A copyright, presently, is automatic. A more easily defensible copyright can be gained by a filing with the Library of Congress, and is reasonably cheap and effortless. It's not free, as I recall, so it's also not as good as the de facto copyright already conferred by present law.
The trick here, and this is purely a matter of interpretation, is in the definition of "orphaned". Someone claiming an item is orphaned won't be enough to make it so. And someone copying a work, and then that copy being copied, also won't turn a work into an orphan.
At least not based on anything I've found and read in the last half hour.

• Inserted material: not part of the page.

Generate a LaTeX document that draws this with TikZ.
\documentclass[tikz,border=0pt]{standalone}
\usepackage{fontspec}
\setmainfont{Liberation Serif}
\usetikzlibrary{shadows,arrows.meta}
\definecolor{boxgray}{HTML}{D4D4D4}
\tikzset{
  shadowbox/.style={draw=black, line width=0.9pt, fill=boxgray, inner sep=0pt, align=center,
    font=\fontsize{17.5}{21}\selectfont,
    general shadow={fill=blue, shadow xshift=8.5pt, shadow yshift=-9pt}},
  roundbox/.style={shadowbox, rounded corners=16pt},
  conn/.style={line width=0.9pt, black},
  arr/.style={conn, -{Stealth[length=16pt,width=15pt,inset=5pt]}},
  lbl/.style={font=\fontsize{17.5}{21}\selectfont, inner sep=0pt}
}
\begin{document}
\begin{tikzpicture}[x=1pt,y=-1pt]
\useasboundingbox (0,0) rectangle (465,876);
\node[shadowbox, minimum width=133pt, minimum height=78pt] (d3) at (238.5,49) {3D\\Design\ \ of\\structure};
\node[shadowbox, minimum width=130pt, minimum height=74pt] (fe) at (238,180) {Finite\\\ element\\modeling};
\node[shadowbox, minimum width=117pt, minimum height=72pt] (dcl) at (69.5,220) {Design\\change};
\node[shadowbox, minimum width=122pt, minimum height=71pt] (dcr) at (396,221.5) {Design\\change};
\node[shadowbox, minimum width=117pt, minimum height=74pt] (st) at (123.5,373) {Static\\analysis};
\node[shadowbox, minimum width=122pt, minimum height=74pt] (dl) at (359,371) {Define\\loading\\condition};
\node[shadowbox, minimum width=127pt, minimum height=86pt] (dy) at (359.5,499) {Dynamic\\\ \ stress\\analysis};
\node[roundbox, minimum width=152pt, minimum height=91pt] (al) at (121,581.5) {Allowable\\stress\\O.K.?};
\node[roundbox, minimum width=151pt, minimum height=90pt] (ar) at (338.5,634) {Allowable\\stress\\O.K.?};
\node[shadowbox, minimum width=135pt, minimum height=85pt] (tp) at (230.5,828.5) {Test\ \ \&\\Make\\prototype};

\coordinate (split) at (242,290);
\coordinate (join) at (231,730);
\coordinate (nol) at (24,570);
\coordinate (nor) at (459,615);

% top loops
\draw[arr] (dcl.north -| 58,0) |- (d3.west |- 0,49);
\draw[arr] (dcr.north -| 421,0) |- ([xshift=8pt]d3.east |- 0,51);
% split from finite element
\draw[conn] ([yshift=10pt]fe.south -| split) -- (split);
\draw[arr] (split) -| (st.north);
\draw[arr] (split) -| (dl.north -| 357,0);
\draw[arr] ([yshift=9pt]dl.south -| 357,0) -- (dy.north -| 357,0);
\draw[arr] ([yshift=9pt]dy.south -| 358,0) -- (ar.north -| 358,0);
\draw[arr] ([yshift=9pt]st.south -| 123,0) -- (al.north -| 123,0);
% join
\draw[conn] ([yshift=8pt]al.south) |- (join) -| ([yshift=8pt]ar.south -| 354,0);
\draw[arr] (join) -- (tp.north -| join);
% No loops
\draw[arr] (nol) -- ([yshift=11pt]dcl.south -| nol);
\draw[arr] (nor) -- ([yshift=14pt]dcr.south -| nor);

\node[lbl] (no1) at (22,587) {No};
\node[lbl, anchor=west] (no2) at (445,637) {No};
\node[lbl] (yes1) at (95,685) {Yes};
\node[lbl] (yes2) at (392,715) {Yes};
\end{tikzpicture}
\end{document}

It appears as though the prime beneficiaries of the law won't be MSFT and GOOG, but instead film makers, who are alleged to worry about using items that appear to be in the public domain, for fear of owing crippling and arbitrary retroactive royalties. Under the proposed law, they'd still be liable for royalties, but at a "Gee, I didn't know that!" rate. And proving they didn't know it will require them to show a decent amount of diligence in the effort. That effort, at a minimum, would include a web search to find the owner, and as a result, the existence of a simple dated web page claiming ownership with contact information for the owner would void any claim that a given work was orphaned.
Or so it seems to me.
So, while vigilance is required, I wonder if this is as bad as I'd first thought. Can you point me toward any sources that would disabuse me of the notions I've arrived at during my brief fling at understanding the issue?